Cytogenetic markers: One of the markers for cancer is the different structural changes introduced in the chromosomes such as chromosomal aberrations. Somatic mutations in the reporter genes, oncogenes as well as the tumor suppressor genes have also proved to be a potent marker for cancer. Apart from them, specific changes in the transcriptomes are also being developed as biomarkers. E.g. the transcriptome marker based on the levels of exon-3 deleted variant isoform of proghrelin, the precursor of ghrelin, which is a growth factor associated with proliferation of prostrate cancer cells is being developed as a biomarker. The clonal and spatial heterogeneity analyses are the two main features of malignant tumors, which can be carried out by different histological, biochemical and cytometric methods.
Genetic markers: The transformation of the genes leading to gain or loss of function is associated with the formation of oncogenes. The random mutations that occur due to different factors in the regulatory region of the genes are responsible for this oncogenic transformation. In most of the cancers, genes act as potent biomarkers that help in the diagnosis as well as gene-based therapy of the disease. Gene deletions may also help in the development of the disease. These changes within the genes can be identified using PCR techniques as well as Microsatellite probes as microsatellite instability or alterations is one of the changes evident in preneoplastic stage of tumor cells. The Adenomatous polyposis gene (APC) is associated with the suppression of cancer, which is altered in the carcinoma patients by somatic mutation, hypermethylation or production of short and non-functional APC protein.

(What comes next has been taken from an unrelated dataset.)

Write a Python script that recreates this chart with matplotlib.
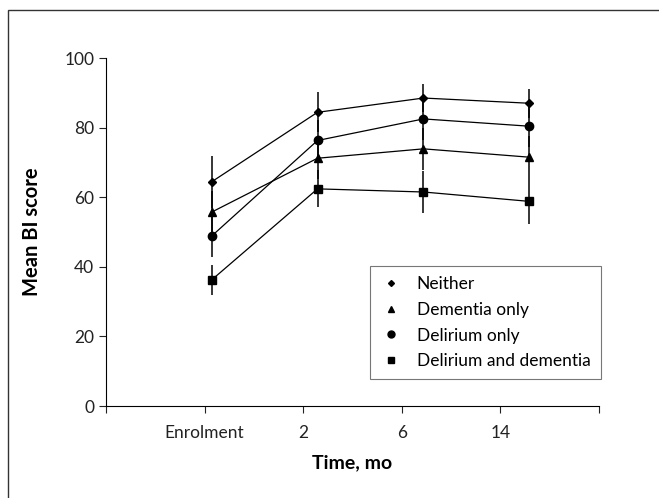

Epigenetic markers: Epigenetic changes are usually associated with modification in the gene expression patterns that result due to changes in the histone proteins associated with DNA by methylation, acetylation or phosphorylation. The hypomethylation of genomes is associated with instability of the genomes as well as stronger gene expression, while hyper methylation in the CpG island promoter is associated with the silencing of the functions of the tumor suppressor genes such as apoptotic genes, metastatic genes as well as biotransformation and signal transduction genes. Hypermethylation and aberrant methylation has been used as a biomarker in many carcinomas. The research in the field of epigenetics has helped in increasing the rate of survival with some form of leukaemias as well as lymphomas with the use of drugs that help in the alteration of DNA methylation and histone acetylation. However, the development of drugs or therapeutics that may help in the reversal of the epigenetic changes remain to be seen in near future.